### What you will do
Make an exact copy, from the records below, of the lines from the line containing "What seaborn and" to the line containing "legend=False, ax=ax, zorder=3)", both lines included, excluding pictures.
»»
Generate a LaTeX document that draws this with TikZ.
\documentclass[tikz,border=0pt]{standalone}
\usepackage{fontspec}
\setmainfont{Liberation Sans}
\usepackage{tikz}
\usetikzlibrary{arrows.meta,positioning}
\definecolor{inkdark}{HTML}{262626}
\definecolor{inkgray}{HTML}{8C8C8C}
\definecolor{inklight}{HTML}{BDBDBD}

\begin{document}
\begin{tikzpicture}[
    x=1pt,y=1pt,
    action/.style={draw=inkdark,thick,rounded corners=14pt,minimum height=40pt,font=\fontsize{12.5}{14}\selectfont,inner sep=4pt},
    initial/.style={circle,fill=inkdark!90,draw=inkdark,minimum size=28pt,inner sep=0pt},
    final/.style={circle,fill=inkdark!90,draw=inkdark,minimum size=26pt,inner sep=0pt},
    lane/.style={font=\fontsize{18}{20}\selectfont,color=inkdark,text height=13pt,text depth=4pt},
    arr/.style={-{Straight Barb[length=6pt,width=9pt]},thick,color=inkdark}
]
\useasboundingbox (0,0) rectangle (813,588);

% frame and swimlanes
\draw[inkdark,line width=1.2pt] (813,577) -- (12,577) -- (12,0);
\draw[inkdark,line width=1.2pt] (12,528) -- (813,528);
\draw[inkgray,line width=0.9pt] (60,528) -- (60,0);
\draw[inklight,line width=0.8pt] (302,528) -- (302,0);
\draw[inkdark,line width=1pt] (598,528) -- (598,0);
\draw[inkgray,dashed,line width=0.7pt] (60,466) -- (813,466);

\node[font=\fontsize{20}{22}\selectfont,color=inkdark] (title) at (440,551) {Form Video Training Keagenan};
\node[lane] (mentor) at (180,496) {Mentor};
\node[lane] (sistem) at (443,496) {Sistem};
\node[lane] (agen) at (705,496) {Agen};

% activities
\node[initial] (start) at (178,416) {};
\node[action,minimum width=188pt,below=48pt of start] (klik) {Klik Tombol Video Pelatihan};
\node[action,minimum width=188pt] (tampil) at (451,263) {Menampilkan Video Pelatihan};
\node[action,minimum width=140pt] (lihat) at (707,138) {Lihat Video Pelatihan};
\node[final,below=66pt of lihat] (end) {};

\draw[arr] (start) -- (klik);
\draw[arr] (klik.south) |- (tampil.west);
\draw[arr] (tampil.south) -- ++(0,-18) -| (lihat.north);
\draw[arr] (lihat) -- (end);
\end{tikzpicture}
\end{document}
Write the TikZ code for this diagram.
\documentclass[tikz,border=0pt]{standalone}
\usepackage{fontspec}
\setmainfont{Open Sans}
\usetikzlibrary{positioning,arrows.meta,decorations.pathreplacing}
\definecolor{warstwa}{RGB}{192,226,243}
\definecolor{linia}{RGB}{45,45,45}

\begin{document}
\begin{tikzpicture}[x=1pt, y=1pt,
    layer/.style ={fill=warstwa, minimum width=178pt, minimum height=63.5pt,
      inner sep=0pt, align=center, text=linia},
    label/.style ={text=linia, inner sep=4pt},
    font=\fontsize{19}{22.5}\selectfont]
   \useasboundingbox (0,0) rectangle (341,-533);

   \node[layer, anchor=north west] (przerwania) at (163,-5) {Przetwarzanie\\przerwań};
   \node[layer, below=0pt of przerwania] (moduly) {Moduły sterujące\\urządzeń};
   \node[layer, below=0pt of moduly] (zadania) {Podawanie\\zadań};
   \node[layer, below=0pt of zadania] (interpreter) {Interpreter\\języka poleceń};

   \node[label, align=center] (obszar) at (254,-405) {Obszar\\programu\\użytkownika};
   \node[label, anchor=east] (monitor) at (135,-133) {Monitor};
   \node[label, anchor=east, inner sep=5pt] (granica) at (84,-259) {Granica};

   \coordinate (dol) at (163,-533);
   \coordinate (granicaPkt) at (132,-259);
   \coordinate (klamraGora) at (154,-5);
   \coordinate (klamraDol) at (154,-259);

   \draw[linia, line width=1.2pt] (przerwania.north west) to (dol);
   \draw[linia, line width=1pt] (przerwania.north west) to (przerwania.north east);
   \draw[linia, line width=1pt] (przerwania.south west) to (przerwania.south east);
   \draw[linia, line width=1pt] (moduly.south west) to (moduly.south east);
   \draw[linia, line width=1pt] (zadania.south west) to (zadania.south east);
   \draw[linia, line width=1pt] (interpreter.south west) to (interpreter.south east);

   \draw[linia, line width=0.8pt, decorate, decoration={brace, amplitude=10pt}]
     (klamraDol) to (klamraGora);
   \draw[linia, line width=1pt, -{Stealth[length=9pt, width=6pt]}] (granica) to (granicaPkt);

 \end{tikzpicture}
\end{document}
««
»»
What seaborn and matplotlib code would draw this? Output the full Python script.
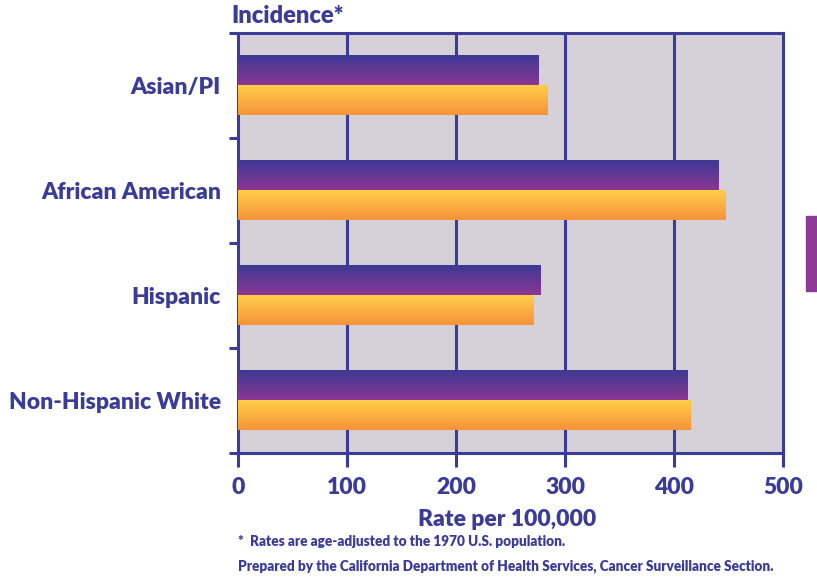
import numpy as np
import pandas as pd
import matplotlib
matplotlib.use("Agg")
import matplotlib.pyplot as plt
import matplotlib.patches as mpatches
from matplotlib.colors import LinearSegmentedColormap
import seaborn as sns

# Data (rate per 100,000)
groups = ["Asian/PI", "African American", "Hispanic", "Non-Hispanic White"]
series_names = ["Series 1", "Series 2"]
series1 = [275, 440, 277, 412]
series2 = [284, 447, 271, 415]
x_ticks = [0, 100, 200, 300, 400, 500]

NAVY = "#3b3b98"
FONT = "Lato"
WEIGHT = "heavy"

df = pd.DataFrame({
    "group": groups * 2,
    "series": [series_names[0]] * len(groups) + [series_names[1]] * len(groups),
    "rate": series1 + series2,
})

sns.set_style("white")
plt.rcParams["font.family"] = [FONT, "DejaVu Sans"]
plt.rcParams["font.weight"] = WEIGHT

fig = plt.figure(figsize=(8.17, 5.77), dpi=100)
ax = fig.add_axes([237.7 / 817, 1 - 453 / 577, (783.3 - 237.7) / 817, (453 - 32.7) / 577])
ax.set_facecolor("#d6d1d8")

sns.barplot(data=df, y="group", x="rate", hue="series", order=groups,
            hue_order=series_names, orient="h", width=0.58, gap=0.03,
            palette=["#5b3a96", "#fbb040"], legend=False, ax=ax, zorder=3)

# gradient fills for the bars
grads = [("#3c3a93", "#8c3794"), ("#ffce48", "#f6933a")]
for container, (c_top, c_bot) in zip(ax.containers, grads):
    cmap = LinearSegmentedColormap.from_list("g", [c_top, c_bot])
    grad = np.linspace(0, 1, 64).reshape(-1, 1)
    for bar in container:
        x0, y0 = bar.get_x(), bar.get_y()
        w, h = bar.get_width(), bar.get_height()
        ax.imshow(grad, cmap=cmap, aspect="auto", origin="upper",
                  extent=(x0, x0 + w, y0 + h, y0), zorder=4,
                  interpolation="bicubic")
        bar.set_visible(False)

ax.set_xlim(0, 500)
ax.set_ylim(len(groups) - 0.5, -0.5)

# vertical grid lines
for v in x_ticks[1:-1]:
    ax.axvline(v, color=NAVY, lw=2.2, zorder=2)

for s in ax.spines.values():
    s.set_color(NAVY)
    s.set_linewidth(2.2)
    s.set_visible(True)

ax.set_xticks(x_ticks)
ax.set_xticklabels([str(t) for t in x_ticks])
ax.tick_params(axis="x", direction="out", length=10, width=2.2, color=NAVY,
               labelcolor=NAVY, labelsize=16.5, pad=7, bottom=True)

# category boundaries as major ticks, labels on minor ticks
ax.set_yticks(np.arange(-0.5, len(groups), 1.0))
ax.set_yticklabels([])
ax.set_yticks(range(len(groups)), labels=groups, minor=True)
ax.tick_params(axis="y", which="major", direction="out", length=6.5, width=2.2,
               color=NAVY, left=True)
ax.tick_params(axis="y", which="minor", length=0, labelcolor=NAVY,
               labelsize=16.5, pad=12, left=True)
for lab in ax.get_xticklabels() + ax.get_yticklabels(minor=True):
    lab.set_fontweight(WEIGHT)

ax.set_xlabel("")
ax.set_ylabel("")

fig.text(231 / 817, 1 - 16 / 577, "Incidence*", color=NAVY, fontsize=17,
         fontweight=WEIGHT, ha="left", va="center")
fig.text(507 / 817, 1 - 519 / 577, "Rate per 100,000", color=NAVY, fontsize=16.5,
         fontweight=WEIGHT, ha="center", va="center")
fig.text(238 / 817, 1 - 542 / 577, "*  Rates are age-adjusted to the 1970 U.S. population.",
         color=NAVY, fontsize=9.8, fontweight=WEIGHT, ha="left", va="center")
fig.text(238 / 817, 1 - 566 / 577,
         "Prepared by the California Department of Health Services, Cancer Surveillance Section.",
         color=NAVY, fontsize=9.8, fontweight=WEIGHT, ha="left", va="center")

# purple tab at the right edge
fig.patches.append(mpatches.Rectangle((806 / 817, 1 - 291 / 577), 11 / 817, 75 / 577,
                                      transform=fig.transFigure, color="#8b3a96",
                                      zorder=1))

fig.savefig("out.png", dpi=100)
««
### Solution for this task
What seaborn and matplotlib code would draw this? Output the full Python script.
import numpy as np
import pandas as pd
import matplotlib
matplotlib.use("Agg")
import matplotlib.pyplot as plt
import matplotlib.patches as mpatches
from matplotlib.colors import LinearSegmentedColormap
import seaborn as sns

# Data (rate per 100,000)
groups = ["Asian/PI", "African American", "Hispanic", "Non-Hispanic White"]
series_names = ["Series 1", "Series 2"]
series1 = [275, 440, 277, 412]
series2 = [284, 447, 271, 415]
x_ticks = [0, 100, 200, 300, 400, 500]

NAVY = "#3b3b98"
FONT = "Lato"
WEIGHT = "heavy"

df = pd.DataFrame({
    "group": groups * 2,
    "series": [series_names[0]] * len(groups) + [series_names[1]] * len(groups),
    "rate": series1 + series2,
})

sns.set_style("white")
plt.rcParams["font.family"] = [FONT, "DejaVu Sans"]
plt.rcParams["font.weight"] = WEIGHT

fig = plt.figure(figsize=(8.17, 5.77), dpi=100)
ax = fig.add_axes([237.7 / 817, 1 - 453 / 577, (783.3 - 237.7) / 817, (453 - 32.7) / 577])
ax.set_facecolor("#d6d1d8")

sns.barplot(data=df, y="group", x="rate", hue="series", order=groups,
            hue_order=series_names, orient="h", width=0.58, gap=0.03,
            palette=["#5b3a96", "#fbb040"], legend=False, ax=ax, zorder=3)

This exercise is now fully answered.